Por Rafael González Beltrán, SSP.

Me refiero a cuando vemos que adolescentes, jóvenes y adultos están unidos por una misma dinámica: se visten, hablan y se comportan casi igual. También manifiestan las mismas dificultades: pasividad, escaso espíritu de iniciativa, dependencia.

Resulta difícil comprender quién de ellos sea verdaderamente un adulto. Al mismo nivel de preocupación se observa la difusa fuga de la responsabilidad, que lleva a posponer indefinidamente la opción de vida, engañándose continuamente con la idea de que aunque pasen los años, se tienen las mismas posibilidades.

Datos de distintas partes del mundo muestran que más del 70% de personas de edad comprendida entre los 19 y los 39 años prefieren vivir con sus padres y no sólo por motivos económicos, dado que varios de ellos cuentan con un trabajo estable y un ingreso que les permitiría vivir autónomamente.

Asistimos a un aumento preocupante de jóvenes y/o adultos que se estacionan en una especie de “limbo” sin opciones y sin expectativas. Aquí se ubica la “generación de los ninis”.

Pero dicha condición no es vivida, en la mayoría de los casos como problemática.
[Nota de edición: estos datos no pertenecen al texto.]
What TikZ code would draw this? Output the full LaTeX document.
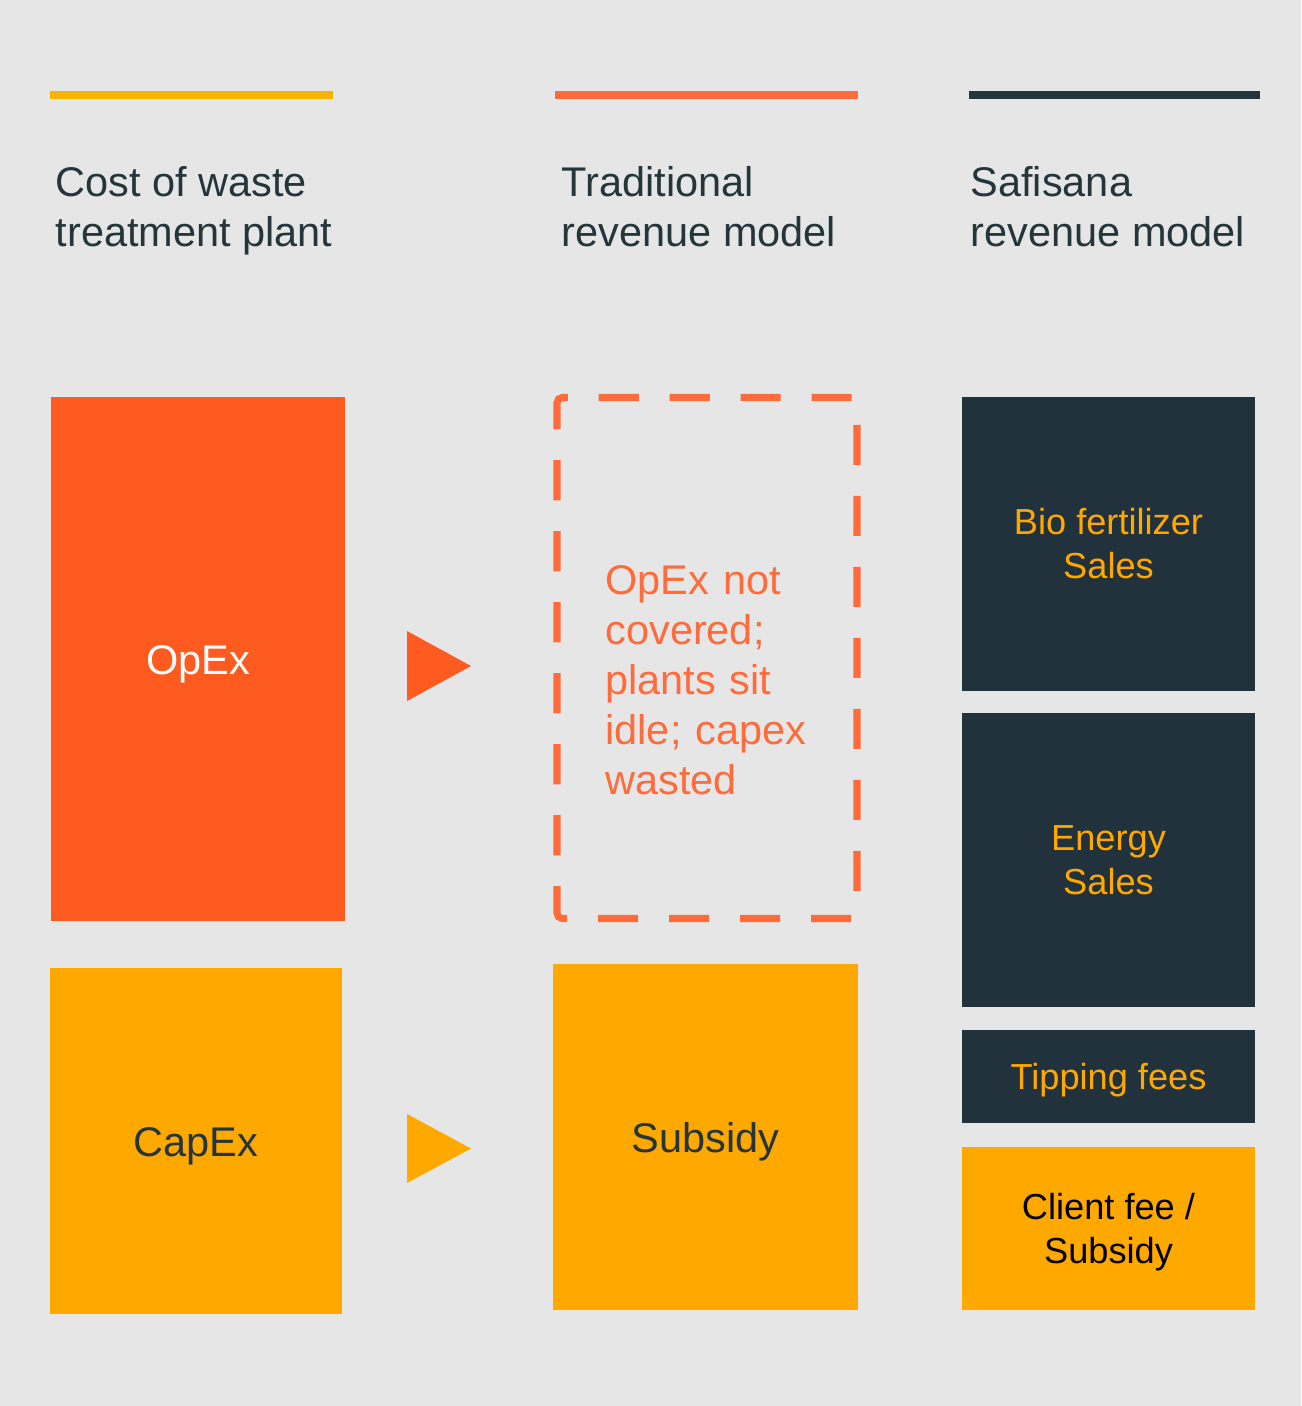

Algunas de las respuestas que ofrecen cuando se les consulta (jóvenes entre 15 y 19 años): la mayor parte dice que no encuentra un trabajo, porque han decidido no hacerlo, porque de trabajar o estudiar no quieren saber nada (“no me interesa”, “no tengo necesidad”).

Entre personas de 25 a 35 años y sin trabajo, expresan que están “desanimados”, o “para que buscan un trabajo si de todas maneras no hay”.

Otro porcentaje pertenece a los convencidos inactivos: no buscan trabajo y no están dispuestos a buscarlo. La firma Metroscopía, revela que el 54% de jóvenes entre los 18 y los 35 años declara “no tener ningún proyecto al cual dedicar el interés o las propias ilusiones”.

A esta situación de confusión se agrega otra grave crisis de la autoridad y de la aplicación de la norma. Dicha tarea irrenunciable no es atendida por varios motivos: porque aquellos que debieran vivir la norma, los adultos, no tienen la fuerza, tienen miedo de aparecer como impopulares y no raramente porque ellos mismos no creen más y encuentran en el intento de aplicación una fuente de dificultades y conflictos.

Pero, el aspecto quizás más preocupante e incluso triste de esta carencia, es que la norma que el adulto debería proponer y cuidar desaparece, porque en varias ocasiones los mismos educadores y los progenitores se encuentran prisioneros de los mismos problemas afectivos, relacionales e incluso de marcadas dependencias.

De aquí surge la profunda crisis del adulto, que corre el riesgo de desaparecer: si un adulto es alguien que asume las consecuencias de sus actos y de sus palabras, no podemos más que constatar un fuerte debilitamiento en nuestra sociedad. Los adultos parecen haberse perdido en el mismo mar donde naufragan sus propios hijos, sin ninguna distinción generacional, al menos en un preocupante porcentaje.